The group, which is involved in a transaction that will see parent Standard Bank take 100 percent of its shares, from 54 percent currently, yesterday said headline earnings a share had shot up to 84.3 cents in the six months to June 30 from a previous loss of 855.2c a share. This was after a strong investment performance offset the effects on the group of rising mortality due to the Covid-19 pandemic.
Pre-tax profit came to R1.66bn versus a R4.1bn pre-tax loss previously. Normalised headline earnings came to R288 million versus a R2.2bn loss previously. The interim dividend was passed due to a need to maintain a strong balance sheet in the uncertain environment, said Munro.
The Shareholder Investment Portfolio (SIP) generated R753m profit, compared with a loss of R631m for the same six-month period a year before. After including the cost of increasing the prospective Covid-19 pandemic reserve of R729m, and claims not covered through the pandemic reserve of R388m, Liberty reflected a normalised operating loss of R465m compared with a normalised operating loss of R1.54bn for the comparative period.

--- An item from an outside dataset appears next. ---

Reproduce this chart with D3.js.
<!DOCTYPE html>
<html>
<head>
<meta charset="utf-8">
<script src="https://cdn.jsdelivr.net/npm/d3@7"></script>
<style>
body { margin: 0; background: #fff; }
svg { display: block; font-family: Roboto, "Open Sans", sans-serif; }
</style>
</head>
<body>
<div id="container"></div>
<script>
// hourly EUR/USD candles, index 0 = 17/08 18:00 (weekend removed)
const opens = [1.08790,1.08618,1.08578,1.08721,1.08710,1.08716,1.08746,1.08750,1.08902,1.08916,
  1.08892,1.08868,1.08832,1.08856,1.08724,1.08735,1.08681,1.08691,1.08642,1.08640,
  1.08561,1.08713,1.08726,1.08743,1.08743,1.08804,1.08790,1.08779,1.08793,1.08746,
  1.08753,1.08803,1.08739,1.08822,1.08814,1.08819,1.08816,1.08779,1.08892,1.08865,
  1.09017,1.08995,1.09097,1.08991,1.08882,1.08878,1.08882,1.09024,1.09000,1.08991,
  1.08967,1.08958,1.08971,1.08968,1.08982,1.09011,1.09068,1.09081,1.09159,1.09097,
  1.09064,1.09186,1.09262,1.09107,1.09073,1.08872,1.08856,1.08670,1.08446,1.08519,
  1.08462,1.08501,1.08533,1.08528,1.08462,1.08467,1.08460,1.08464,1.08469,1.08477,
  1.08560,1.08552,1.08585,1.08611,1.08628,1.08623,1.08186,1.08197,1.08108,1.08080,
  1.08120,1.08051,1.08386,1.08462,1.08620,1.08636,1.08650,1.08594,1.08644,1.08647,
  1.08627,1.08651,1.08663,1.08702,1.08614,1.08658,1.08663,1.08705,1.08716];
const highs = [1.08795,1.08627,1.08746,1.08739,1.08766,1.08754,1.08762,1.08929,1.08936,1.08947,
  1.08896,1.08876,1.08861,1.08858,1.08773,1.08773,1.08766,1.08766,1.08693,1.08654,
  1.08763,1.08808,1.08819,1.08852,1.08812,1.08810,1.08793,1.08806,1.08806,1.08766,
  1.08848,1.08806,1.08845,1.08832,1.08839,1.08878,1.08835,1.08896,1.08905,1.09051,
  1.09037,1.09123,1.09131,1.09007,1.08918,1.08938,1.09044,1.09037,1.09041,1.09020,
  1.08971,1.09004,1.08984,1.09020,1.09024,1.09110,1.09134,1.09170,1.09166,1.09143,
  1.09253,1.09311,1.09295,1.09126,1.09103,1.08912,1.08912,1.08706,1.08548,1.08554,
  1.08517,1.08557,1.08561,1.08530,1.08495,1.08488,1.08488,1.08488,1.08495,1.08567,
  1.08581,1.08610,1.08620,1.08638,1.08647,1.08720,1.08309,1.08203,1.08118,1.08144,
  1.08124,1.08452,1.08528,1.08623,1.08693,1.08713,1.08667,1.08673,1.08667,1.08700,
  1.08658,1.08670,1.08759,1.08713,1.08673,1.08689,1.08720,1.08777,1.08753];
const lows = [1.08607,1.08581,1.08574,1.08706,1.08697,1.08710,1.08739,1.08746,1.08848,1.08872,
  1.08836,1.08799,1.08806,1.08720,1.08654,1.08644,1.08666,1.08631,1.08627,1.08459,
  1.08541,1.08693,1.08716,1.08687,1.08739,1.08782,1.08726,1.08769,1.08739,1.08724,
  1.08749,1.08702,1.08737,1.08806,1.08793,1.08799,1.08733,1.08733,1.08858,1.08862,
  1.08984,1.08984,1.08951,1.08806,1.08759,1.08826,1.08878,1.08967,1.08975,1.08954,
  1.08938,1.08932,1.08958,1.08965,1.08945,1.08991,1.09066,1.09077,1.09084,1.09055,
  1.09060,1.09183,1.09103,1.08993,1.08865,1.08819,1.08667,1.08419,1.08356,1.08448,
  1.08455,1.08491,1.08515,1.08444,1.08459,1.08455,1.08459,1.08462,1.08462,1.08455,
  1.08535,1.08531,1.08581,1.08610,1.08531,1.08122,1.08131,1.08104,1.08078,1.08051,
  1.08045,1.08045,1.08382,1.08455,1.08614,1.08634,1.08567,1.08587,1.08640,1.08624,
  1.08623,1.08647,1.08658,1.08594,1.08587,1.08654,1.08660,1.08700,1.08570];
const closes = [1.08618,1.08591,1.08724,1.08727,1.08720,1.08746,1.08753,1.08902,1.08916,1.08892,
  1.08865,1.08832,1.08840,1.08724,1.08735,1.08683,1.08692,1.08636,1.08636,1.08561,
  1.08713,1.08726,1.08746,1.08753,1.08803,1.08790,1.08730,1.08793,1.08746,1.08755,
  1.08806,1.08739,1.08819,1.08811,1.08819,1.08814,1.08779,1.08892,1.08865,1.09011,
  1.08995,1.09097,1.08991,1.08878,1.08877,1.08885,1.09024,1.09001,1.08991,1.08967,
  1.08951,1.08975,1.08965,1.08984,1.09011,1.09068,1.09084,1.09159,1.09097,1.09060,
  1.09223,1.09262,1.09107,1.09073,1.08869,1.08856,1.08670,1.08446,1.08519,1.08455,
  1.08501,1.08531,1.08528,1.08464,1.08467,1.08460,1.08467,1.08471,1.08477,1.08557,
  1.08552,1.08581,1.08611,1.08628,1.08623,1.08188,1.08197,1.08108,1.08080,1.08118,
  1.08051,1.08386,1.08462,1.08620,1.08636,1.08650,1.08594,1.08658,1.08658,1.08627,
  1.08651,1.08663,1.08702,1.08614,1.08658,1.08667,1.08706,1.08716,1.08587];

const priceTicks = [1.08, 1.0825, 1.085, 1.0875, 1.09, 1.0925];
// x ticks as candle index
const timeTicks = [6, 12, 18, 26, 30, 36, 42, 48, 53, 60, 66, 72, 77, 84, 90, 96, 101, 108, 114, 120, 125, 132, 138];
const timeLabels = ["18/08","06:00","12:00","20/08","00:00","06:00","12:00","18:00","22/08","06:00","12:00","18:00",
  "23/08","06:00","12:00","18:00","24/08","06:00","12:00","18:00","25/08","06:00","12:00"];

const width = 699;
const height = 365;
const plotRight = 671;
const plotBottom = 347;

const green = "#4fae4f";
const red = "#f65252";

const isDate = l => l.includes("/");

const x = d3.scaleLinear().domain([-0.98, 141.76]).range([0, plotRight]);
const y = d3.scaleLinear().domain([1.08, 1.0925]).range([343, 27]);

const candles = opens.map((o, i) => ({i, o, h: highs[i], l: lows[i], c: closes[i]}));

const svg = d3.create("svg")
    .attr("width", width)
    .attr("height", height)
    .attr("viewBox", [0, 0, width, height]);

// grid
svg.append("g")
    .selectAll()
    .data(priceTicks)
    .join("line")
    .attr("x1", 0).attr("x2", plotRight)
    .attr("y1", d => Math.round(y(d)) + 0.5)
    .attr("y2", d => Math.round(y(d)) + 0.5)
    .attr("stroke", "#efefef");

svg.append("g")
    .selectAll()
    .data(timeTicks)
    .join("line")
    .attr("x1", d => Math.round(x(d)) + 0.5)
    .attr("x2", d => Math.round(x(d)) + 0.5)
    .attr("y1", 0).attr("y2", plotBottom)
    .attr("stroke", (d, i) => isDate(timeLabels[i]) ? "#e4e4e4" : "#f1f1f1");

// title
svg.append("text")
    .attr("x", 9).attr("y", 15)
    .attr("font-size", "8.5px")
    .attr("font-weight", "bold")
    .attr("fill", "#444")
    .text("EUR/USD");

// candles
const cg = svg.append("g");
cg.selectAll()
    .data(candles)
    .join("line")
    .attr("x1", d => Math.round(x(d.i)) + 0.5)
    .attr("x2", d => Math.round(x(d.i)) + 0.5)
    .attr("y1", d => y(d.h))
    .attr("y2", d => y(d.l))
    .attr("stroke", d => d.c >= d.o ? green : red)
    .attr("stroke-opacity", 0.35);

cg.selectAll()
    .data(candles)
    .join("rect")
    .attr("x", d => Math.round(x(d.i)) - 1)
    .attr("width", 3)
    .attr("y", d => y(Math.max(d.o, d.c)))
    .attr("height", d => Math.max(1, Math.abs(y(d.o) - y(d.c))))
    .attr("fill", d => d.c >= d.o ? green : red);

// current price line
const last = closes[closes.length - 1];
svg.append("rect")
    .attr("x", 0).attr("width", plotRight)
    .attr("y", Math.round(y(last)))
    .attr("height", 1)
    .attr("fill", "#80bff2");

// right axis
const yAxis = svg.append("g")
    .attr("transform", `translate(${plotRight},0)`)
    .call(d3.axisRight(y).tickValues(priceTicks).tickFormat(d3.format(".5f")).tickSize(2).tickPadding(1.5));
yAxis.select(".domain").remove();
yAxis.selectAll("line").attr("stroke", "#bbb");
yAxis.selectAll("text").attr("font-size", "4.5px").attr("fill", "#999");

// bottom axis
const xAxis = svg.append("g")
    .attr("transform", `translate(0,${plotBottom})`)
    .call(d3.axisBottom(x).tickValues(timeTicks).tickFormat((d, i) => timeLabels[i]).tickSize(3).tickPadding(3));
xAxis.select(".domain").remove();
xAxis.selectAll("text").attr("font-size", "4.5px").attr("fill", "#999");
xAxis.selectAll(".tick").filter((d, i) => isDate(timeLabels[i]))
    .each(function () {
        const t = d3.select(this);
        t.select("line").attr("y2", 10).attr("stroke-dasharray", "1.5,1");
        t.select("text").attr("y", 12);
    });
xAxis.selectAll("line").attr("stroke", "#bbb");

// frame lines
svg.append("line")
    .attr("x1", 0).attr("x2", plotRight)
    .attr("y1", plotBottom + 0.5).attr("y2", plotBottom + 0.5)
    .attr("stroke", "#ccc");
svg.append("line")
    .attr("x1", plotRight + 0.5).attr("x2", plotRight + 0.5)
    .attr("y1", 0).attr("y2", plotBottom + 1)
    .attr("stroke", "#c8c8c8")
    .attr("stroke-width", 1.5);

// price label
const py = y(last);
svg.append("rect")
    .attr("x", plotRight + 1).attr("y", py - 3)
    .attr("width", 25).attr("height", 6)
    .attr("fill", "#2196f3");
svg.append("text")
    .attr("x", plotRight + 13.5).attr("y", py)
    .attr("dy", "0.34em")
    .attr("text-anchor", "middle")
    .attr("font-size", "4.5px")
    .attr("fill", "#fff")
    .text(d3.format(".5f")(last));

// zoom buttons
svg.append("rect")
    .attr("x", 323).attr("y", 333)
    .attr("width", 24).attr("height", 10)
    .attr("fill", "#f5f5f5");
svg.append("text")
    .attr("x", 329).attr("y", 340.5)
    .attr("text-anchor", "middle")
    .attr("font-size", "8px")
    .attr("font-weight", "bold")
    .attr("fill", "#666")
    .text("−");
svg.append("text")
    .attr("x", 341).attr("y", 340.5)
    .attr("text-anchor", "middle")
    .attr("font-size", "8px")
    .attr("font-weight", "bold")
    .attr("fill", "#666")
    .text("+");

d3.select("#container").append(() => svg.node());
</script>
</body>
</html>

Munro said challenging health and economic conditions during the first half of 2021 were continuing, but he hoped to see a more normalised environment, in terms of the pandemic, towards the end of the second half.
He said SIP had benefited from the improving global economic environment, which in turn had positively impacted global and South African financial market conditions and contributed positively to investment returns. Total annuity payments to clients were R4.5bn, a 10.3 percent increase on the comparative period.

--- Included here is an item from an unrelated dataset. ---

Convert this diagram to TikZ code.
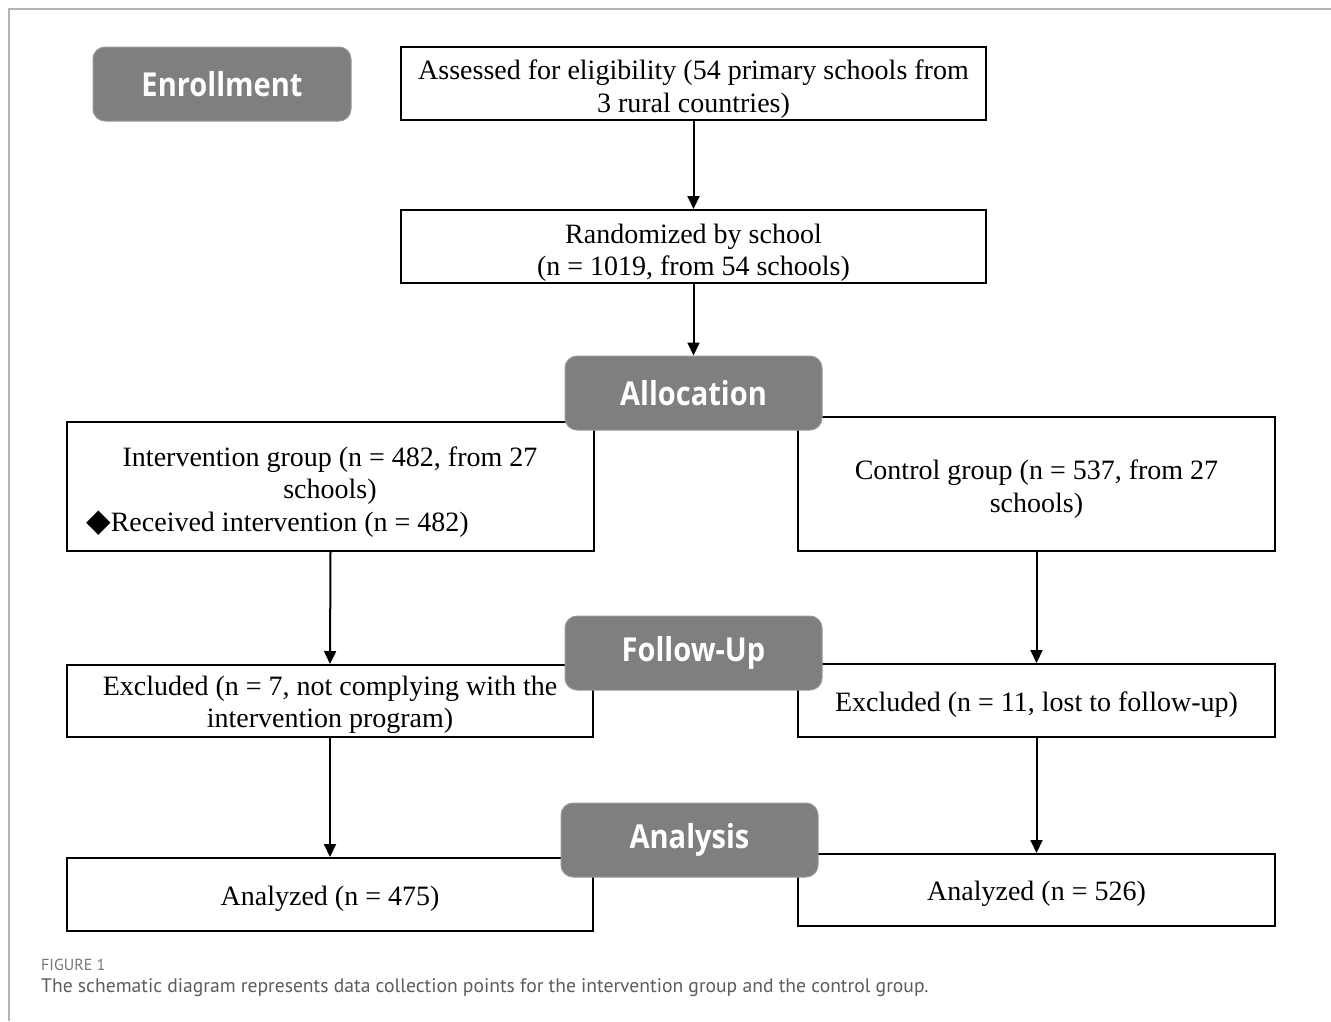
\documentclass[tikz,border=0pt]{standalone}
\usepackage{fontspec}
\setmainfont{Liberation Serif}
\newfontfamily\labfont{Open Sans}[FakeStretch=0.88]
\newfontfamily\capfont{PT Sans}
\newfontfamily\symfont{DejaVu Sans}
\usetikzlibrary{arrows.meta}
\definecolor{labgray}{HTML}{7F7F7F}
\definecolor{framegray}{HTML}{B4B4B4}
\definecolor{capgray}{HTML}{5C5C5C}
\tikzset{
  flowbox/.style={draw=black, line width=2pt, fill=white, inner sep=0pt},
  stagelabel/.style={fill=labgray, draw=labgray!80, line width=1pt, rounded corners=12pt,
    minimum width=257pt, minimum height=74pt, inner sep=0pt, text=white,
    font=\labfont\bfseries\fontsize{33}{36}\selectfont},
  flowarrow/.style={line width=2pt, -{Triangle[length=13pt,width=12pt]}},
  bodytext/.style={inner sep=0pt, align=center, font=\fontsize{28}{32.5}\selectfont}
}
\begin{document}
\begin{tikzpicture}[x=1pt, y=-1pt]
\useasboundingbox (0,0) rectangle (1331,1021);
% frame
\draw[framegray, line width=2pt] (9,1021) -- (9,9) -- (1331,9);
% boxes
\node[flowbox, minimum width=585pt, minimum height=73pt] (assess) at (693.5,83.5) {};
\node[flowbox, minimum width=585pt, minimum height=73pt] (rand) at (693.5,246.5) {};
\node[flowbox, minimum width=527pt, minimum height=129pt] (int) at (330.5,486.5) {};
\node[flowbox, minimum width=477pt, minimum height=134pt] (ctrl) at (1036.5,484) {};
\node[flowbox, minimum width=526pt, minimum height=72pt] (exclL) at (330,701) {};
\node[flowbox, minimum width=477pt, minimum height=73pt] (exclR) at (1036.5,700.5) {};
\node[flowbox, minimum width=526pt, minimum height=73pt] (anL) at (330,894.5) {};
\node[flowbox, minimum width=477pt, minimum height=72pt] (anR) at (1036.5,890) {};
% box texts
\node[bodytext] (assesstext) at (693.5,89)
  {Assessed for eligibility (54 primary schools from\\3 rural countries)};
\node[bodytext] (randtext) at (693.5,253)
  {Randomized by school\\(n = 1019, from 54 schools)};
\node[bodytext] (inttext) at (330,475.5) {Intervention group (n = 482, from 27\\schools)};
\node[bodytext, anchor=west] (intrec) at (86,524) {{\symfont\fontsize{32}{32}\selectfont ◆}Received intervention (n = 482)};
\node[bodytext] (ctrltext) at (1036.5,489)
  {Control group (n = 537, from 27\\schools)};
\node[bodytext] (exclLtext) at (330,705)
  {Excluded (n = 7, not complying with the\\intervention program)};
\node[bodytext] (exclRtext) at (1036.5,705)
  {Excluded (n = 11, lost to follow-up)};
\node[bodytext] (anLtext) at (330,899)
  {Analyzed (n = 475)};
\node[bodytext] (anRtext) at (1036.5,894)
  {Analyzed (n = 526)};
% stage labels
\node[stagelabel, minimum width=258pt] (enroll) at (222,84) {Enrollment};
\node[stagelabel] (alloc) at (693.5,393) {Allocation};
\node[stagelabel] (follow) at (693.5,653) {Follow-Up};
\node[stagelabel] (analysis) at (689.5,840) {Analysis};
% arrows
\draw[flowarrow] (assess.south) -- (rand.north);
\draw[flowarrow] (rand.south) -- (alloc.north);
\draw[flowarrow] (int.south) -- (exclL.north);
\draw[flowarrow] (ctrl.south) -- (exclR.north);
\draw[flowarrow] (exclL.south) -- (anL.north);
\draw[flowarrow] (exclR.south) -- (anR.north);
% caption
\node[anchor=west, inner sep=0pt, text=capgray!85, font=\capfont\fontsize{16}{18}\selectfont] (figlab) at (41,965) {FIGURE 1};
\node[anchor=west, inner sep=0pt, text=capgray, font=\capfont\fontsize{19.6}{22}\selectfont] (caption) at (41,988)
  {The schematic diagram represents data collection points for the intervention group and the control group.};
\end{tikzpicture}
\end{document}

A pandemic reserve of R3.1bn was established in 2020 to provide for the expected impact of Covid-19 on Liberty’s business. On December 31, 2020, the reserve amounted to R2.29bn. However, the additional death and funeral claims, adverse persistency experience and pandemic-related expenditure absorbed R1.76bn within the pandemic reserve, during the interim period.

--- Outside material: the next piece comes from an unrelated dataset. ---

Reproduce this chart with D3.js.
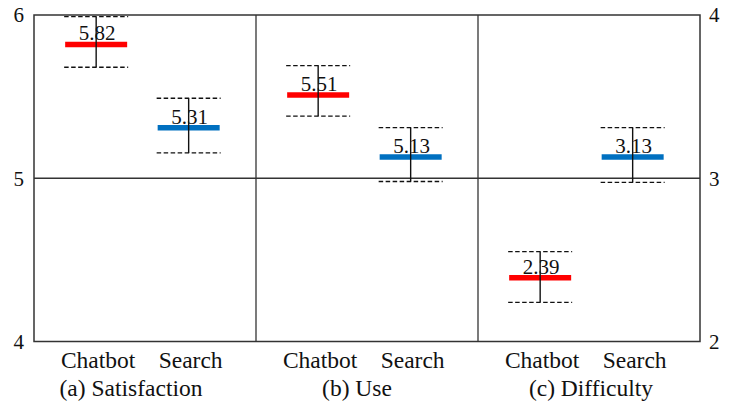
<!DOCTYPE html>
<html>
<head>
<meta charset="utf-8">
<script src="https://cdn.jsdelivr.net/npm/d3@7"></script>
<style>
  html, body { margin: 0; padding: 0; background: #fff; }
</style>
</head>
<body>
<svg id="chart"></svg>
<script>
// data
const categories = ['Chatbot', 'Search'];
const panelTitles = ['(a) Satisfaction', '(b) Use', '(c) Difficulty'];
const means = [[5.82, 5.31], [5.51, 5.13], [2.39, 3.13]];
const lowers = [[5.68, 5.155], [5.38, 4.98], [2.24, 2.975]];
const uppers = [[5.99, 5.49], [5.69, 5.31], [2.55, 3.31]];
const leftTicks = [4, 5, 6];
const rightTicks = [2, 3, 4];
const colors = ['#ff0000', '#0070c0'];

const width = 733, height = 404;
const margin = { top: 15, right: 33, bottom: 62.5, left: 34 };
const plotW = width - margin.left - margin.right;
const panelW = plotW / panelTitles.length;
const titleShift = [-14, -10, 2];
const serif = "'Liberation Serif', 'Times New Roman', serif";

const svg = d3.select('#chart')
  .attr('width', width)
  .attr('height', height)
  .attr('font-family', serif);

const yLeft = d3.scaleLinear().domain([4, 6]).range([height - margin.bottom, margin.top]);
const yRight = d3.scaleLinear().domain([2, 4]).range([height - margin.bottom, margin.top]);
const yFor = i => (i === 2 ? yRight : yLeft);

// middle reference line
svg.append('line')
  .attr('x1', margin.left).attr('x2', width - margin.right)
  .attr('y1', yLeft(5)).attr('y2', yLeft(5))
  .attr('stroke', '#333').attr('stroke-width', 1.3);

// outer frame and panel dividers
svg.append('rect')
  .attr('x', margin.left).attr('y', margin.top)
  .attr('width', plotW).attr('height', height - margin.top - margin.bottom)
  .attr('fill', 'none').attr('stroke', '#333').attr('stroke-width', 1.5);

for (let i = 1; i < panelTitles.length; i++) {
  svg.append('line')
    .attr('x1', margin.left + i * panelW).attr('x2', margin.left + i * panelW)
    .attr('y1', margin.top).attr('y2', height - margin.bottom)
    .attr('stroke', '#333').attr('stroke-width', 1.3);
}

const addText = (sel) => sel
  .attr('font-family', serif)
  .attr('fill', '#111');

// axis tick labels (no tick marks in the reference)
svg.selectAll('.ltick')
  .data(leftTicks)
  .enter().append('text')
  .attr('x', margin.left - 10)
  .attr('y', d => yLeft(d))
  .attr('dy', '0.35em')
  .attr('text-anchor', 'end')
  .attr('font-size', 21)
  .call(addText)
  .text(d => d);

svg.selectAll('.rtick')
  .data(rightTicks)
  .enter().append('text')
  .attr('x', width - margin.right + 9)
  .attr('y', d => yRight(d))
  .attr('dy', '0.35em')
  .attr('text-anchor', 'start')
  .attr('font-size', 21)
  .call(addText)
  .text(d => d);

panelTitles.forEach((title, i) => {
  const x0 = margin.left + i * panelW;
  const x = d3.scalePoint()
    .domain(categories)
    .range([x0, x0 + panelW])
    .padding(0.7)
    .align(0.48);
  const y = yFor(i);

  const g = svg.append('g').attr('class', 'panel');

  const rows = categories.map((c, j) => ({
    cat: c, mean: means[i][j], lo: lowers[i][j], hi: uppers[i][j], color: colors[j]
  }));

  // dashed caps
  ['lo', 'hi'].forEach(k => {
    g.selectAll('.cap-' + k)
      .data(rows)
      .enter().append('line')
      .attr('x1', d => x(d.cat) - 32)
      .attr('x2', d => x(d.cat) + 32)
      .attr('y1', d => y(d[k]))
      .attr('y2', d => y(d[k]))
      .attr('stroke', '#111')
      .attr('stroke-width', 1.3)
      .attr('stroke-dasharray', '4.5,2.5');
  });

  // mean lines
  g.selectAll('.mean')
    .data(rows)
    .enter().append('line')
    .attr('x1', d => x(d.cat) - 31)
    .attr('x2', d => x(d.cat) + 31)
    .attr('y1', d => y(d.mean))
    .attr('y2', d => y(d.mean))
    .attr('stroke', d => d.color)
    .attr('stroke-width', 5.5);

  // value labels
  g.selectAll('.val')
    .data(rows)
    .enter().append('text')
    .attr('x', d => x(d.cat) + 1)
    .attr('y', d => y(d.mean) - 4)
    .attr('text-anchor', 'middle')
    .attr('font-size', 21)
    .call(addText)
    .text(d => d.mean.toFixed(2));

  // whiskers
  g.selectAll('.whisker')
    .data(rows)
    .enter().append('line')
    .attr('x1', d => x(d.cat))
    .attr('x2', d => x(d.cat))
    .attr('y1', d => y(d.lo))
    .attr('y2', d => y(d.hi))
    .attr('stroke', '#111')
    .attr('stroke-width', 1.4);

  // category labels
  g.selectAll('.cat')
    .data(categories)
    .enter().append('text')
    .attr('x', d => x(d) + 2)
    .attr('y', 368)
    .attr('text-anchor', 'middle')
    .attr('font-size', 23.5)
    .call(addText)
    .text(d => d);

  g.append('text')
    .attr('x', x0 + panelW / 2 + titleShift[i])
    .attr('y', 396)
    .attr('text-anchor', 'middle')
    .attr('font-size', 23.5)
    .call(addText)
    .text(title);
});
</script>
</body>
</html>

Liberty’s actual experience for the six months to June 30, 2021, together with emerging South African population statistics, were considered when increasing the pandemic reserve at June 30, 2021, by R1.02bn. This month Standard Bank Group (SGB) had proposed to buy 100 percent of Liberty Holdings and to integrate Liberty more closely into the greater group. SBG currently owns 54 percent of Liberty.
Munro said their strategy would be to significantly enhance the quality of client and adviser experience, deliver transparent and intuitive risk and investment solutions suitable for the digital age and simplify the whole organisation.
Progress on this strategy during the current period included R169m of investments to expedite the build of client and adviser engagement and investment platforms. Advice Plus was launched, a financial needs analysis tool to advisers, which had seen more than 8 000 client financial needs analysis reports had been issued since its launch in late May.
Investment solutions had been enhanced through the launch in early 2021 of the Multi-Strategy portfolio range, as well as a portfolio range launched on Stanlib's LISP, built in conjunction with Stanlib Multi-Manager. A more refined approach to pricing and risk selection, based on additional risk factors in commercial and actuarial models was introduced in the second half of 2020 and was being refined. In terms of simplification, legacy products continued to retired, while the streamlining of the SA Retail business continued.
Eighty-one products had been rationalised with more than 200 000 clients migrated to new generation products, and 31 portfolios had been rationalised with assets of R500m in respect of 4 000 clients switched into other suitable portfolios in the first half of 2021.
Group long-term insurance indexed new business of R4.28bn was 24.8 percent above the comparative period of R3.43bn. This was underpinned by a 30.9 percent increase in SA Retail indexed new business.
Liberty shares closed 0.28 percent lower at R82.90 on the JSE yesterday.